Employers will also need to consider the impact that participating in a flexible benefits scheme will have on employees, particularly if they also participate in salary sacrifice arrangements. This may mean that organisations need to alter how they calculate the amount of some other benefits they offer such as bonuses and pension contributions. “By partaking in flex and salary sacrifice you don’t want people to lose out by doing that. So any policies that refer to salary such as pensions, bonuses, [for example] will now in a flex environment need to refer to notional salary, purely to say ‘if you have chosen ten benefits with flex and your salary has been reduced to half its previous level, you still want all of those things to be based on your pre-change salary’,” says Brown.

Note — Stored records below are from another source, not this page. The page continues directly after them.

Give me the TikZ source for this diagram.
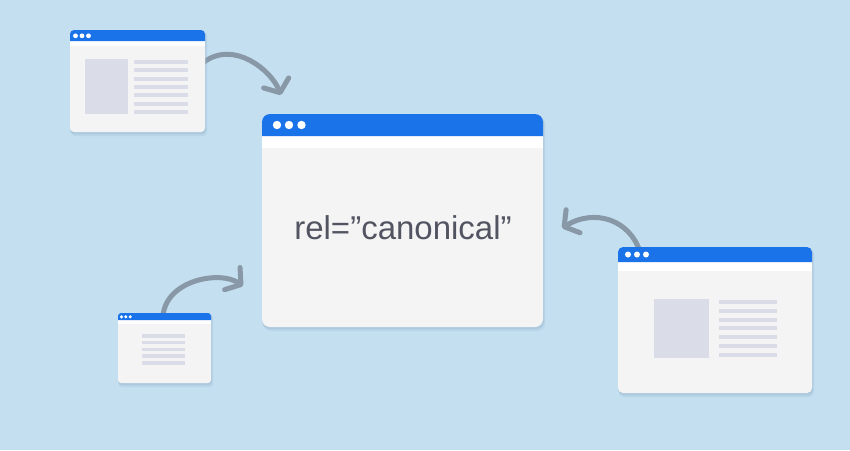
\documentclass[tikz,border=0pt]{standalone}
\usepackage{fontspec}
\setmainfont{Liberation Sans}
\usetikzlibrary{arrows.meta}
\definecolor{bgc}{RGB}{196,223,240}
\definecolor{barc}{RGB}{26,115,232}
\definecolor{bodyc}{RGB}{244,244,245}
\definecolor{phc}{RGB}{218,221,232}
\definecolor{shc}{RGB}{150,180,205}
\definecolor{arrc}{RGB}{136,152,166}
\definecolor{txtc}{RGB}{82,85,97}
\newcommand\browserwin[7]{%
  % #1 x1, #2 y1, #3 x2, #4 y2, #5 bar bottom, #6 strip bottom, #7 radius
  \fill[shc,opacity=0.25,rounded corners=#7] (#1+1,#2+2) rectangle (#3+2,#4+4);
  \fill[shc,opacity=0.35,rounded corners=#7] (#1,#2+1) rectangle (#3+1,#4+2);
  \fill[bodyc,rounded corners=#7] (#1,#2) rectangle (#3,#4);
  \fill[white] (#1,#5) rectangle (#3,#6);
  \fill[barc] (#1,#5) [rounded corners=#7]-- (#1,#2) -- (#3,#2) [sharp corners]-- (#3,#5) -- cycle;
}
\tikzset{
  arr/.style={draw=arrc,line width=5pt,line cap=round,
    -{Straight Barb[length=10.5pt,width=27pt,round]}},
  dot/.style={fill=white},
  ph/.style={fill=phc}
}
\begin{document}
\begin{tikzpicture}[x=1pt,y=-1pt]
\fill[bgc] (0,0) rectangle (850,450);
\useasboundingbox (0,0) rectangle (850,450);
% arrow coordinates
\coordinate (a1s) at (204,62);
\coordinate (a1e) at (281,95);
\coordinate (a2s) at (163,316);
\coordinate (a2e) at (243,286);
\coordinate (a3s) at (640,252);
\coordinate (a3e) at (562,228);
% arrows (behind windows)
\draw[arr] (a1s) .. controls (234,40) and (271,70) .. (a1e);
\draw[arr] (a2s) .. controls (166,280) and (220,270) .. (a2e);
\draw[arr] (a3s) .. controls (630,220) and (595,208) .. (a3e);
% top-left window
\browserwin{70}{30}{205}{132}{41}{46}{4}
\foreach \x in {75.5,82,88.5} \fill[dot] (\x,35.8) circle (2.4);
\fill[ph] (85,59) rectangle (128,114);
\foreach \y in {62,70.3,78.6,86.9,95.2,103.5,111.8} \fill[ph] (134,\y-2) rectangle (188,\y+2);
% bottom-left window
\browserwin{118}{313}{211}{383}{320}{324}{3}
\foreach \x in {121.5,125.8,130.2} \fill[dot] (\x,316.8) circle (1.7);
\foreach \y in {336,342.7,349.4,356.1,362.8} \fill[ph] (142,\y-1.7) rectangle (185,\y+1.7);
% right window
\browserwin{618}{247}{812}{393}{262}{271}{5}
\foreach \x in {628,637,646} \fill[dot] (\x,254.5) circle (3);
\fill[ph] (654,299) rectangle (709,358);
\foreach \y in {302,310.8,319.6,328.4,337.2,346,354.8} \fill[ph] (719,\y-2) rectangle (777,\y+2);
% main window
\browserwin{262}{114}{543}{327}{136}{148}{8}
\foreach \x in {277,289,301.5} \fill[dot] (\x,125) circle (4.2);
\node[font=\fontsize{33}{36}\selectfont,text=txtc,inner sep=0pt] (lbl) at (403,228) {rel=”canonical”};
\end{tikzpicture}
\end{document}
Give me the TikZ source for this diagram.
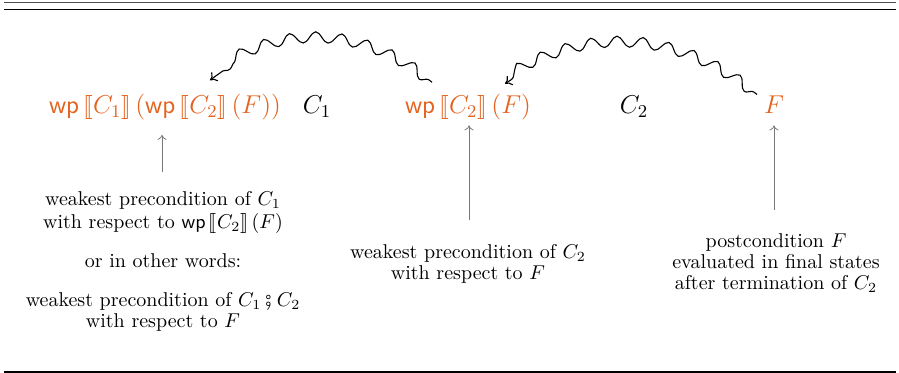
\RequirePackage{fix-cm}
\documentclass[tikz,border=0pt]{standalone}
\usepackage{stmaryrd}
\usetikzlibrary{decorations.pathmorphing,arrows.meta}
\definecolor{wporange}{RGB}{228,98,30}
\definecolor{arrgray}{RGB}{120,120,120}
\newcommand{\wpx}{\mathsf{wp}}
\begin{document}
\begin{tikzpicture}[x=0.5pt,y=-0.5pt,
  formula/.style={anchor=base, inner sep=0pt, text=wporange, font=\fontsize{12.9}{15}\selectfont},
  prog/.style={anchor=base, inner sep=0pt, font=\fontsize{12.9}{15}\selectfont},
  expl/.style={anchor=north, inner sep=0pt, align=center, font=\fontsize{10}{10.5}\selectfont},
  squig/.style={-{To[length=3.2pt,width=5.5pt]}, decorate,
    decoration={snake, amplitude=2.7pt, segment length=12.8pt, pre length=2pt, post length=3pt},
    line width=0.55pt},
  garrow/.style={-{To[length=2.5pt,width=4.5pt]}, draw=arrgray, line width=0.4pt},
  rule/.style={line width=#1}]
\useasboundingbox (0,0) rectangle (899,373);
% rules
\draw[rule=0.5pt, black!70] (4,3) -- (896,3);
\draw[rule=0.9pt] (4,9.5) -- (896,9.5);
\draw[rule=0.8pt] (4,372) -- (896,372);
% formulas
\node[formula] (f1) at (165,114) {$\wpx\,\llbracket C_1\rrbracket\,\bigl(\wpx\,\llbracket C_2\rrbracket\,(F)\bigr)$};
\node[prog] (c1) at (317,114) {$C_1$};
\node[formula] (f2) at (468,114) {$\wpx\,\llbracket C_2\rrbracket\,(F)$};
\node[prog] (c2) at (634,114) {$C_2$};
\node[formula] (f3) at (774,114) {$F$};
% explanations
\node[expl] (l1) at (163,191) {weakest precondition of $C_1$\\[1pt]
  with respect to $\wpx\,\llbracket C_2\rrbracket\,(F)$\\[9pt]
  or in other words:\\[9pt]
  weakest precondition of $C_1\fatsemi C_2$\\
  with respect to $F$};
\node[expl] (l2) at (468,244) {weakest precondition of $C_2$\\ with respect to $F$};
\node[expl] (l3) at (776,233) {postcondition $F$\\ evaluated in final states\\ after termination of $C_2$};
% gray arrows
\draw[garrow, shorten <=9.5pt] (l1.north -| 162,0) -- ([yshift=-7pt]f1.south -| 162,0);
\draw[garrow, shorten <=12pt] (l2.north -| 469,0) -- ([yshift=-2.25pt]f2.south -| 469,0);
\draw[garrow, shorten <=11.5pt] (l3.north -| 774,0) -- ([yshift=-5.5pt]f3.south -| 774,0);
% squiggly arrows
\draw[squig] ([xshift=-18pt,yshift=6pt]f2.north) to[bend right=38] ([xshift=22.5pt,yshift=7pt]f1.north);
\draw[squig] ([xshift=-8.5pt,yshift=0.75pt]f3.north) to[bend right=36] ([xshift=18.5pt,yshift=5.25pt]f2.north);
\end{tikzpicture}
\end{document}
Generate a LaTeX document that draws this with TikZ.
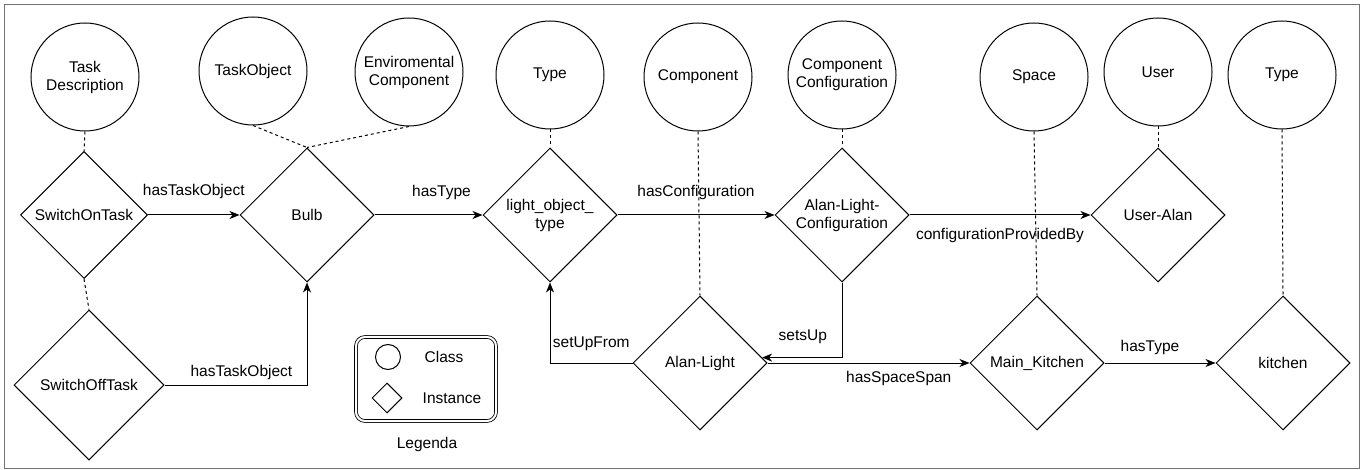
\documentclass[tikz,border=0pt]{standalone}
\usepackage{fontspec}
\setmainfont{Liberation Sans}
\usetikzlibrary{shapes.geometric,arrows.meta}
\begin{document}
\begin{tikzpicture}[x=1bp,y=-1bp,
  font=\fontsize{15.5bp}{18bp}\selectfont,
  cls/.style={circle,draw,line width=1bp,minimum size=108bp,inner sep=0pt,align=center},
  inst/.style={diamond,draw,line width=1bp,minimum width=134bp,minimum height=134bp,aspect=1,inner sep=0pt,align=center},
  rel/.style={line width=1bp,-{Stealth[length=10bp,width=8bp,inset=3bp]}},
  typ/.style={line width=1bp,dash pattern=on 3bp off 3bp},
  lbl/.style={inner sep=0pt}]
\useasboundingbox (0,0) rectangle (1362,470);
\draw[black!55,line width=1bp] (4,5) rectangle (1359,468);
% classes
\node[cls] (td) at (85,77) {Task\\Description};
\node[cls] (to) at (253,71) {TaskObject};
\node[cls] (ec) at (409,72) {Enviromental\\Component};
\node[cls] (t1) at (550,75) {Type};
\node[cls] (comp) at (698,77) {Component};
\node[cls] (cc) at (842,75) {Component\\Configuration};
\node[cls] (sp) at (1034,77) {Space};
\node[cls] (us) at (1158,72) {User};
\node[cls] (t2) at (1282,75) {Type};
% instances
\node[inst,minimum width=127bp,minimum height=127bp] (son) at (84,215) {SwitchOnTask};
\node[inst,minimum width=150bp,minimum height=150bp] (soff) at (89,385) {SwitchOffTask};
\node[inst] (bulb) at (307,215) {Bulb};
\node[inst] (lot) at (550,215) {light\_object\_\\type};
\node[inst] (alc) at (842,215) {Alan-Light-\\Configuration};
\node[inst] (ua) at (1158,215) {User-Alan};
\node[inst] (al) at (700,363) {Alan-Light};
\node[inst] (mk) at (1037,363) {Main\_Kitchen};
\node[inst] (k) at (1283,363) {kitchen};
% typing (dashed)
\draw[typ] (td.south) -- (son.north);
\draw[typ] (son.south) -- (soff.north);
\draw[typ] (to.south) -- (bulb.north);
\draw[typ] (ec.south) -- (bulb.north);
\draw[typ] (t1.south) -- (lot.north);
\draw[typ] (comp.south) -- (al.north);
\draw[typ] (cc.south) -- (alc.north);
\draw[typ] (sp.south) -- (mk.north);
\draw[typ] (us.south) -- (ua.north);
\draw[typ] (t2.south) -- (k.north);
% relations
\draw[rel] (son.east) -- node[lbl,yshift=24bp]{hasTaskObject} (bulb.west);
\draw[rel] (bulb.east) -- node[lbl,pos=0.62,yshift=23bp]{hasType} (lot.west);
\draw[rel] (lot.east) -- node[lbl,yshift=23bp]{hasConfiguration} (alc.west);
\draw[rel] (alc.east) -- node[lbl,yshift=-20bp]{configurationProvidedBy} (ua.west);
\draw[rel] (soff.east) -| node[lbl,pos=0.27,yshift=13bp]{hasTaskObject} (bulb.south);
\draw[rel] (al.west) -| node[lbl,pos=0.25,yshift=19bp]{setUpFrom} (lot.south);
\draw[rel] (alc.south) |- node[lbl,pos=0.745,yshift=21bp]{setsUp} (al.5.6);
\draw[rel] (al.east) -- node[lbl,pos=0.65,yshift=-15bp]{hasSpaceSpan} (mk.west);
\draw[rel] (mk.east) -- node[lbl,pos=0.41,yshift=16bp]{hasType} (k.west);
% legend
\node[draw,line width=0.8bp,double,double distance=2bp,rounded corners=9bp,minimum width=140bp,minimum height=84bp] (leg) at (426,379) {};
\node[circle,draw,line width=1bp,minimum size=25bp,inner sep=0pt] (lc) at (388,357) {};
\node[diamond,draw,line width=1bp,minimum width=30bp,minimum height=30bp,inner sep=0pt] (ld) at (387,398) {};
\node (lct) at (444,357) {Class};
\node (ldt) at (452,398) {Instance};
\node (lt) at (427,444) {Legenda};
\end{tikzpicture}
\end{document}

But introducing a flex scheme does not mean employers have to throw away their existing benefits package and start again from scratch. One option is to start a flex scheme with their current package and then explain to staff they can make other choices in addition to this. If the employee were to do nothing, they would automatically default to the options they received prior to flex.
However, employers must ensure they continue to provide any healthcare benefits that they wish to offer. “The other big policy that needs to be reviewed is absence policy whether that be permanent leaver policy or temporary absentee, such as paternity leave, sick leave, adoption leave, [and so on]. Some benefits will cease, so all of that will need to be reviewed. At the other end of the spectrum will be the joining policy, [for example] what staff are entitled to when they first come into the business,” says Brown.
Organisations must also review discrimination policies so their new flex scheme does not fall foul of the law. Such reviews may seem onerous, but carrying out a feasibility study prior to flex will flush out any potential issues ahead of a plan’s design and implementation.
The employee experience
When introducing a flexible benefits scheme, it is important that employers bear their employees’ experience in mind. One of the first steps is ensuring that staff fully understand what perks they are entitled to.
Matt Waller, chief executive officer at Benefex, says: “Employers should look at their HR policy on communications. Quite often, perks are not really valued because staff don’t understand what they have.
“Policies must support staff understanding the true value of their employment. These are the softer things that make flexible benefits work.”
If the administration of a flexible benefits scheme is outsourced, employers should also ensure they have policies and procedures in place so they can be sure that employees’ queries are being handled professionally and that staff receive a consistent response.